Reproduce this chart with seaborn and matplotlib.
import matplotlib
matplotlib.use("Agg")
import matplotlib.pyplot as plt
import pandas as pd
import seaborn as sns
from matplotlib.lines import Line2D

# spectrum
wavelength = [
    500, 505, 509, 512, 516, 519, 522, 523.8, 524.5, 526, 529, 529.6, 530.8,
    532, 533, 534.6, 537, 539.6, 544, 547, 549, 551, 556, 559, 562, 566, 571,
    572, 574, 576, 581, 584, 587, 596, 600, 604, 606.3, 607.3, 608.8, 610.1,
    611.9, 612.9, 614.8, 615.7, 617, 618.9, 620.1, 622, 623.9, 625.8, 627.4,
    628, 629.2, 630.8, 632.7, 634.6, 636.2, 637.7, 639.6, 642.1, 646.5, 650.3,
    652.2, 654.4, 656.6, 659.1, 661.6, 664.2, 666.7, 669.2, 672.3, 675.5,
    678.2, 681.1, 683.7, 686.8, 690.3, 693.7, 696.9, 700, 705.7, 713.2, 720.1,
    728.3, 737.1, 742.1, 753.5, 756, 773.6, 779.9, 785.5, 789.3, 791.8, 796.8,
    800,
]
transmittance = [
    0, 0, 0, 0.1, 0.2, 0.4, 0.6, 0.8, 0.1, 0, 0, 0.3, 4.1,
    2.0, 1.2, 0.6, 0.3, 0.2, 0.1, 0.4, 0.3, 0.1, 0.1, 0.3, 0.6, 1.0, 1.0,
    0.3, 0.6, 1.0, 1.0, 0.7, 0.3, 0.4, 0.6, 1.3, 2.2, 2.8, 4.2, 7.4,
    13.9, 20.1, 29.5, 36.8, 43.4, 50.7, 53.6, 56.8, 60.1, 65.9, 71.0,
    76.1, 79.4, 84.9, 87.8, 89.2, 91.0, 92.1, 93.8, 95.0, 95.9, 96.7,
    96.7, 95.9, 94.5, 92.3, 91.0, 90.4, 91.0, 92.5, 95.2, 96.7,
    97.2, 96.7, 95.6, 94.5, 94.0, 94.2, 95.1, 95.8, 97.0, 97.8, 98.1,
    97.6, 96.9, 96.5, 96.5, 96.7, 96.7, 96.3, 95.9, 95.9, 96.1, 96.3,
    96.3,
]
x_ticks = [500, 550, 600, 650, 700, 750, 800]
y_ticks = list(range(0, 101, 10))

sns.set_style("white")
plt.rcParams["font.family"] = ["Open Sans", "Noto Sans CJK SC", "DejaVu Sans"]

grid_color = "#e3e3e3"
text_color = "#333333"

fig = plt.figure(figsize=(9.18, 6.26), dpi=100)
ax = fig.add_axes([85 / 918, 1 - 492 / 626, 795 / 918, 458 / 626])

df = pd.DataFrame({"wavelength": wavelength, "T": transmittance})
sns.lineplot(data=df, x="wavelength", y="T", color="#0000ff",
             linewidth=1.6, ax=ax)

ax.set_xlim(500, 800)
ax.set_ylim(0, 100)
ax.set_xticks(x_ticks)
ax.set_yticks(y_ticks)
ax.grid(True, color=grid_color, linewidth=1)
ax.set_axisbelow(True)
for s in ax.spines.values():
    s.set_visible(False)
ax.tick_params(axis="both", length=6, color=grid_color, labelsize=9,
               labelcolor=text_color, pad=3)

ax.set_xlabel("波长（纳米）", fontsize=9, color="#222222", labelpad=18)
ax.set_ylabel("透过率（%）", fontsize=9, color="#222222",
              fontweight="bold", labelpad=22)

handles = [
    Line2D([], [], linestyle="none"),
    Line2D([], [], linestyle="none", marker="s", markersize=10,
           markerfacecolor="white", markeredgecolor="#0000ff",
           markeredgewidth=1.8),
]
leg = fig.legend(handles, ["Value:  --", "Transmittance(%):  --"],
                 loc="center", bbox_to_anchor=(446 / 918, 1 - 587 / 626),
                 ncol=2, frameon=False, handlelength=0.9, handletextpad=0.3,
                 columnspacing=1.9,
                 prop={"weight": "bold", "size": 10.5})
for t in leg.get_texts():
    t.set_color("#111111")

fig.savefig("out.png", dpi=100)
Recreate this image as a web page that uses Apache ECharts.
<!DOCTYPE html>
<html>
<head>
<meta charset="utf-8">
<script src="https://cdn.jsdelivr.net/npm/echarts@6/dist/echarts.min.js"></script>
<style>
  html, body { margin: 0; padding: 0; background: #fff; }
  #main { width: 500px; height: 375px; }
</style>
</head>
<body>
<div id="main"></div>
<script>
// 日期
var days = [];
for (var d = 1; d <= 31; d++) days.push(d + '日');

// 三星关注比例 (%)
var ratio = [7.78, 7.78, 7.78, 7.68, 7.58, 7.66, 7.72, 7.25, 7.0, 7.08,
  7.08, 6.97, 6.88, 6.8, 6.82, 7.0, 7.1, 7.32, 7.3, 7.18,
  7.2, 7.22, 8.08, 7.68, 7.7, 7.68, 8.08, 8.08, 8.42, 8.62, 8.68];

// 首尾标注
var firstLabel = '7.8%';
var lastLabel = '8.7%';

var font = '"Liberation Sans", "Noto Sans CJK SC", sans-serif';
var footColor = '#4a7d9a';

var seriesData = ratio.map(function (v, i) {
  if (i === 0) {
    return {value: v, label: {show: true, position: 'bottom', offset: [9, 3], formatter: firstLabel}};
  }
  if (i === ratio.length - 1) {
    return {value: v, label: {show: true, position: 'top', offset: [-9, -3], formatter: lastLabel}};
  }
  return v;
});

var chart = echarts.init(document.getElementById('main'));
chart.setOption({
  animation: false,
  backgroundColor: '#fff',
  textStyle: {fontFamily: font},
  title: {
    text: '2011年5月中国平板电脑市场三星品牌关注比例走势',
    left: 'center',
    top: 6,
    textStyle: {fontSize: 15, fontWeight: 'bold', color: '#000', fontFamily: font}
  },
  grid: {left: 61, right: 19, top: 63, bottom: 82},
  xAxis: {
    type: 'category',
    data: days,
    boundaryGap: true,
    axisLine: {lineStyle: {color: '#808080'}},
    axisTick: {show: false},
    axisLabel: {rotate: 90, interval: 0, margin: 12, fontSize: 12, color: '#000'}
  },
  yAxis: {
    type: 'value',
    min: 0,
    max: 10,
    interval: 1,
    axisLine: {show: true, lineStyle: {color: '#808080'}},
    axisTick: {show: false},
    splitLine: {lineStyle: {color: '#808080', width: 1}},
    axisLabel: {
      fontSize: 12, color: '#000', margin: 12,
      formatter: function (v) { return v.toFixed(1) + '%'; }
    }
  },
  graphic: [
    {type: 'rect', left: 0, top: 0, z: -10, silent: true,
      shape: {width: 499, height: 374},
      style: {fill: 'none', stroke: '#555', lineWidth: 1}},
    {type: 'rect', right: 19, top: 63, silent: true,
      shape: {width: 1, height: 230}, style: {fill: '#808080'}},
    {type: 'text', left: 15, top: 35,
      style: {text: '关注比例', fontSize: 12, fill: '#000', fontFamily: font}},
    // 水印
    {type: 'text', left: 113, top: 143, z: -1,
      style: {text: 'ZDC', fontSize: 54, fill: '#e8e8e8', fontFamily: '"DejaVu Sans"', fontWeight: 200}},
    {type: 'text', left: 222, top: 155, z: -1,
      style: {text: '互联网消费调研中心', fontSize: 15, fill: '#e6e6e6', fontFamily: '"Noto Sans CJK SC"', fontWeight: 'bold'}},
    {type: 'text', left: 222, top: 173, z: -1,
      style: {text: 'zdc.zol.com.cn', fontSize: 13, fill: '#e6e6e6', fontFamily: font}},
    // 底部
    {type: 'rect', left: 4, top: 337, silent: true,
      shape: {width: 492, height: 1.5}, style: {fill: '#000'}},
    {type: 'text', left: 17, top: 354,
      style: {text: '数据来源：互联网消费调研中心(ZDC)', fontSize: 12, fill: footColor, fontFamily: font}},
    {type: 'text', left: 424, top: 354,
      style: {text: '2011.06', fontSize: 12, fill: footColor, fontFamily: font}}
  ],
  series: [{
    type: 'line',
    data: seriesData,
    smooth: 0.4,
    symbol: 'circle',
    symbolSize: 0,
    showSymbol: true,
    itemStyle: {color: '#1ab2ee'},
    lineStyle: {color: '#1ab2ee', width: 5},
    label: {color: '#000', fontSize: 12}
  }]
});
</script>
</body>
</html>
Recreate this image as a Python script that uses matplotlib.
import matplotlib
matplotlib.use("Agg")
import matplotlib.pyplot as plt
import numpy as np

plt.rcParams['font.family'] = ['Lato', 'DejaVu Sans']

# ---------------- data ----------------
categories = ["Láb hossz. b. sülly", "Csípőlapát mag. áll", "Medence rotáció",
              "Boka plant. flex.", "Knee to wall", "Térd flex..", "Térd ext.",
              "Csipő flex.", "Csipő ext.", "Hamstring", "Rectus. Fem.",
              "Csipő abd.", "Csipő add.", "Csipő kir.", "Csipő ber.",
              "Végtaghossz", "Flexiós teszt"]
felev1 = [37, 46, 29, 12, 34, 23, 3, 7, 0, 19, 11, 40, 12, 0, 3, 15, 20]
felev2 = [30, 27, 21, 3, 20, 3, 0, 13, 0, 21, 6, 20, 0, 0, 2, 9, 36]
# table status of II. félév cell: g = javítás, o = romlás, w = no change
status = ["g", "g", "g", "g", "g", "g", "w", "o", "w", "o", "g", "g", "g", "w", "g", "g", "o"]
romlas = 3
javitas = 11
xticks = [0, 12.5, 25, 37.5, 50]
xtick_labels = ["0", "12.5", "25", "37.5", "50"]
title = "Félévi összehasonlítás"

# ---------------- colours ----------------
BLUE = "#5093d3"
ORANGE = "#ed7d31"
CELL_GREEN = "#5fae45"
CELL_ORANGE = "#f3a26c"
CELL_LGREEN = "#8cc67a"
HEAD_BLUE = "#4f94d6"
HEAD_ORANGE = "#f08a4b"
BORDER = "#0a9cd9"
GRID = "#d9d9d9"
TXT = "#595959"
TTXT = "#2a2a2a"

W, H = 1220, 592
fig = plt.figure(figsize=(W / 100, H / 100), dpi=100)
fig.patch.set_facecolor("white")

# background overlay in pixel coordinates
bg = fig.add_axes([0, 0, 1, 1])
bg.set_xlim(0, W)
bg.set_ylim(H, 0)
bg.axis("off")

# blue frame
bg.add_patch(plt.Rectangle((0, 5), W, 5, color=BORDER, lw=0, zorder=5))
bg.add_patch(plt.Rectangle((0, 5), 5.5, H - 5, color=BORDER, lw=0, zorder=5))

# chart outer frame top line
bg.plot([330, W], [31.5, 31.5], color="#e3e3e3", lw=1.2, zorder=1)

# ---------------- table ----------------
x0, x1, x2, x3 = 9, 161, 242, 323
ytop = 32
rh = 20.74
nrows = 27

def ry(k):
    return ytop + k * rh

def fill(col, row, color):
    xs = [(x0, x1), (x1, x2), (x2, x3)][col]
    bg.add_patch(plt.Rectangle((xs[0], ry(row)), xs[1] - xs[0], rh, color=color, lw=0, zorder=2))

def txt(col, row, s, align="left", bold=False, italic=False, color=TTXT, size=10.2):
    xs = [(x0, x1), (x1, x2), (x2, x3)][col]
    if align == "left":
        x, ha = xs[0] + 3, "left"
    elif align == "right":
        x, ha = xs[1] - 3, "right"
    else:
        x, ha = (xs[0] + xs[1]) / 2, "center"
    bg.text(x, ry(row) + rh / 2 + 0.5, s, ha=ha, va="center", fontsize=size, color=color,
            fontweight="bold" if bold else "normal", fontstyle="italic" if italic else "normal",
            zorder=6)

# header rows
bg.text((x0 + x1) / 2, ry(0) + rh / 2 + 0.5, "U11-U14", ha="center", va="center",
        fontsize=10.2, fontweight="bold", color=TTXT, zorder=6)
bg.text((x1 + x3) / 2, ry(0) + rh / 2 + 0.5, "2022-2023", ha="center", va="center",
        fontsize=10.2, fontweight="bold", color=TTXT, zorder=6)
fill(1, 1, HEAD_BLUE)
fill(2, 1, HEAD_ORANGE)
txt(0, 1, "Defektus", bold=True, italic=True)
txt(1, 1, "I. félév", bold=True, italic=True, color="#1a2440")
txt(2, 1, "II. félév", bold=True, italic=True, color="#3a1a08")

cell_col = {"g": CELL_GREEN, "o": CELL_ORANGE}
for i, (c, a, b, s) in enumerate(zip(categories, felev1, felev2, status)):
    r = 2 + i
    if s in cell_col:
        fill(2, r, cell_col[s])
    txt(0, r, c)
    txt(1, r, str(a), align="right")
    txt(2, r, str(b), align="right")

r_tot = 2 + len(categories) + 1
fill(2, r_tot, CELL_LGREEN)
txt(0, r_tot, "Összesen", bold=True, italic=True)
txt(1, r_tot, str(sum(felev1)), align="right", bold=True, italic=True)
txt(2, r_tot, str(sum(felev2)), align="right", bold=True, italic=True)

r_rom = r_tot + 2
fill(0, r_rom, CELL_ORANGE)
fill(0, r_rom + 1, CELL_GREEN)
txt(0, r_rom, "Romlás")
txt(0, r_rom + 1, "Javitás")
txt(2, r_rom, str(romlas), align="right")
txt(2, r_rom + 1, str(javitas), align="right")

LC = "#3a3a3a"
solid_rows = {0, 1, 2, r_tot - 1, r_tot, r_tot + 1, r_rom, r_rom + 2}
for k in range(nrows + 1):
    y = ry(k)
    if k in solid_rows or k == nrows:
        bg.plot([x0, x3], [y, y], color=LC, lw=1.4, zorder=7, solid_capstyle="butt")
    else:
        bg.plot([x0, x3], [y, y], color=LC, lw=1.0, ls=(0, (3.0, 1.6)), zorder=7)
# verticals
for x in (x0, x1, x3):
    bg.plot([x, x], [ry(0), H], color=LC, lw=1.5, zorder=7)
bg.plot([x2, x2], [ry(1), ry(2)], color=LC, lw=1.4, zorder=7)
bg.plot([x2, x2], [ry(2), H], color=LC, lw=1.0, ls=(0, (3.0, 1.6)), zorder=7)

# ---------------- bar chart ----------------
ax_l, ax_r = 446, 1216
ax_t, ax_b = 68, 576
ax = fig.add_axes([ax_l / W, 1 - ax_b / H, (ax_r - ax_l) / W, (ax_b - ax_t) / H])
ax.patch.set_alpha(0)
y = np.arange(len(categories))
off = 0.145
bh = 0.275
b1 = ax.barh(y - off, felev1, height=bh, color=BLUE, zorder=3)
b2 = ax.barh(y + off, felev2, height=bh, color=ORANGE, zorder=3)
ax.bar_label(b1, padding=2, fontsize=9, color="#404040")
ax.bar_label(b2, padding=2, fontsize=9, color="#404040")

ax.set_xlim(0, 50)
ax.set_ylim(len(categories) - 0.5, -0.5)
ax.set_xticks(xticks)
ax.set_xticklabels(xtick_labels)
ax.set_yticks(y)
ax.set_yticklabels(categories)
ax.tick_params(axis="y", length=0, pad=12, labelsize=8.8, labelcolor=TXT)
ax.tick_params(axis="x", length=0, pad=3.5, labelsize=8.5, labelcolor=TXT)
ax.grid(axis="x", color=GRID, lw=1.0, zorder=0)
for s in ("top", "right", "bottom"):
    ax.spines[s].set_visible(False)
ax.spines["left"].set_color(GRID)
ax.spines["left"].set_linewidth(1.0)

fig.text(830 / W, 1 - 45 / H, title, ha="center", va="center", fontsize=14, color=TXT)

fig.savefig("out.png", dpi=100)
- - - -
--- What is needed ---
Everything from the line that contains "Recreate this image as a Python" to the line that contains "return ytop + k * rh" must be transcribed exactly, both end lines included.

--- Result for this task ---
Recreate this image as a Python script that uses matplotlib.
import matplotlib
matplotlib.use("Agg")
import matplotlib.pyplot as plt
import numpy as np

plt.rcParams['font.family'] = ['Lato', 'DejaVu Sans']

# ---------------- data ----------------
categories = ["Láb hossz. b. sülly", "Csípőlapát mag. áll", "Medence rotáció",
              "Boka plant. flex.", "Knee to wall", "Térd flex..", "Térd ext.",
              "Csipő flex.", "Csipő ext.", "Hamstring", "Rectus. Fem.",
              "Csipő abd.", "Csipő add.", "Csipő kir.", "Csipő ber.",
              "Végtaghossz", "Flexiós teszt"]
felev1 = [37, 46, 29, 12, 34, 23, 3, 7, 0, 19, 11, 40, 12, 0, 3, 15, 20]
felev2 = [30, 27, 21, 3, 20, 3, 0, 13, 0, 21, 6, 20, 0, 0, 2, 9, 36]
# table status of II. félév cell: g = javítás, o = romlás, w = no change
status = ["g", "g", "g", "g", "g", "g", "w", "o", "w", "o", "g", "g", "g", "w", "g", "g", "o"]
romlas = 3
javitas = 11
xticks = [0, 12.5, 25, 37.5, 50]
xtick_labels = ["0", "12.5", "25", "37.5", "50"]
title = "Félévi összehasonlítás"

# ---------------- colours ----------------
BLUE = "#5093d3"
ORANGE = "#ed7d31"
CELL_GREEN = "#5fae45"
CELL_ORANGE = "#f3a26c"
CELL_LGREEN = "#8cc67a"
HEAD_BLUE = "#4f94d6"
HEAD_ORANGE = "#f08a4b"
BORDER = "#0a9cd9"
GRID = "#d9d9d9"
TXT = "#595959"
TTXT = "#2a2a2a"

W, H = 1220, 592
fig = plt.figure(figsize=(W / 100, H / 100), dpi=100)
fig.patch.set_facecolor("white")

# background overlay in pixel coordinates
bg = fig.add_axes([0, 0, 1, 1])
bg.set_xlim(0, W)
bg.set_ylim(H, 0)
bg.axis("off")

# blue frame
bg.add_patch(plt.Rectangle((0, 5), W, 5, color=BORDER, lw=0, zorder=5))
bg.add_patch(plt.Rectangle((0, 5), 5.5, H - 5, color=BORDER, lw=0, zorder=5))

# chart outer frame top line
bg.plot([330, W], [31.5, 31.5], color="#e3e3e3", lw=1.2, zorder=1)

# ---------------- table ----------------
x0, x1, x2, x3 = 9, 161, 242, 323
ytop = 32
rh = 20.74
nrows = 27

def ry(k):
    return ytop + k * rh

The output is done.